If you didn’t pass the February 2026 Mechanical Engineering Board Exam, I want you to hear this clearly:
Failure in an exam is not failure in life.
The licensure exam conducted by the Professional Regulation Commission is a measure of performance on one specific set of questions, on one specific day. It does not measure your character, your potential, your leadership ability, your integrity, or your future success as an engineer.

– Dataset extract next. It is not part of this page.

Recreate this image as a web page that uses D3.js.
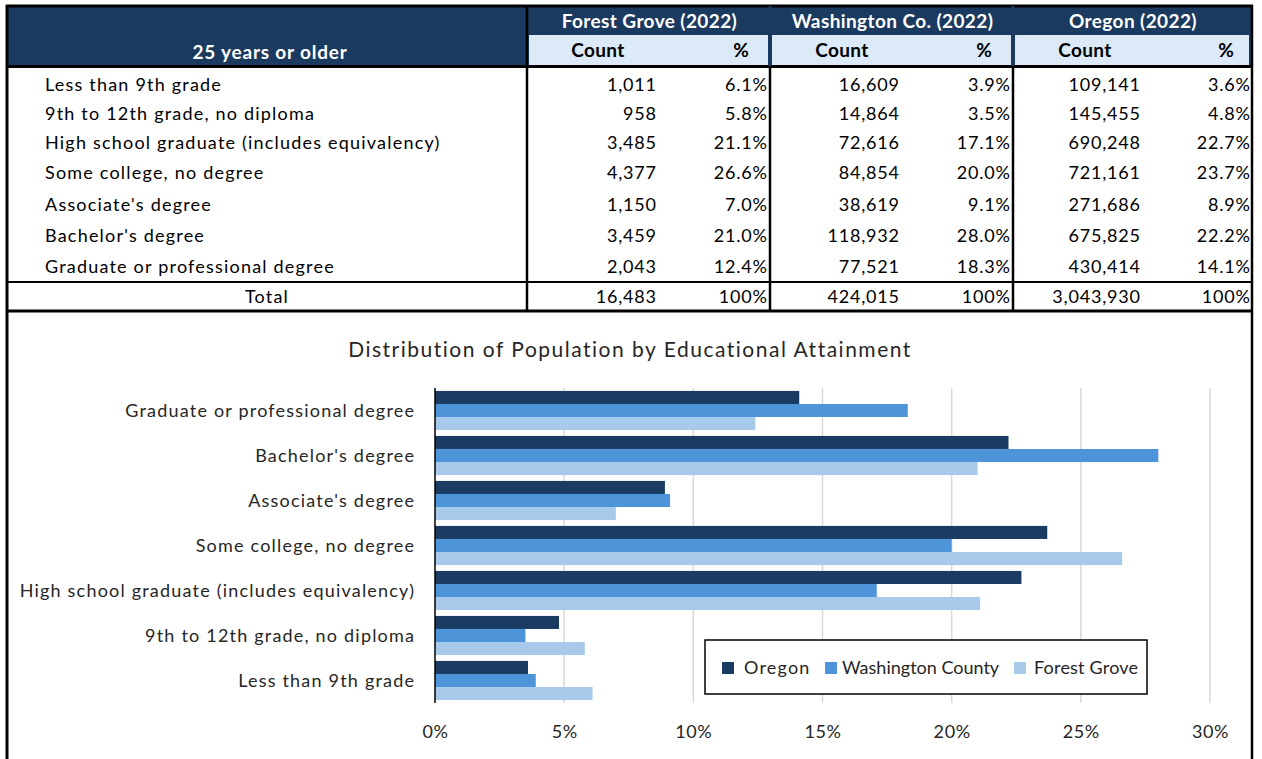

Many successful engineers — plant managers, chief engineers, consultants, professors — did not pass on their first try. What separates those who succeed is not intelligence alone, but resilience.
You survived:
Years of engineering school
Sleepless nights solving thermodynamics and machine design
Board review pressure
Doubts, fear, and expectations
That already proves something about you.
Remember:
This result is feedback, not a definition.
Delay is not denial.
Your license is a goal — but your growth is the journey.
Use this time to:
Analyze weak subjects honestly.
Strengthen fundamentals.
Improve problem-solving speed.
Build mental endurance.
Take care of your physical and emotional health.
An engineer solves problems — and right now, this is just another problem to solve.
Your title may not yet have “RME” or “PME” beside your name, but your discipline, persistence, and character are already being built.
Stand up. Reset. Refocus.
The next exam is not a threat — it is your redemption.
You are not behind.
You are being prepared.
Your license will come — and when it does, it will carry a story of perseverance that makes it even more meaningful.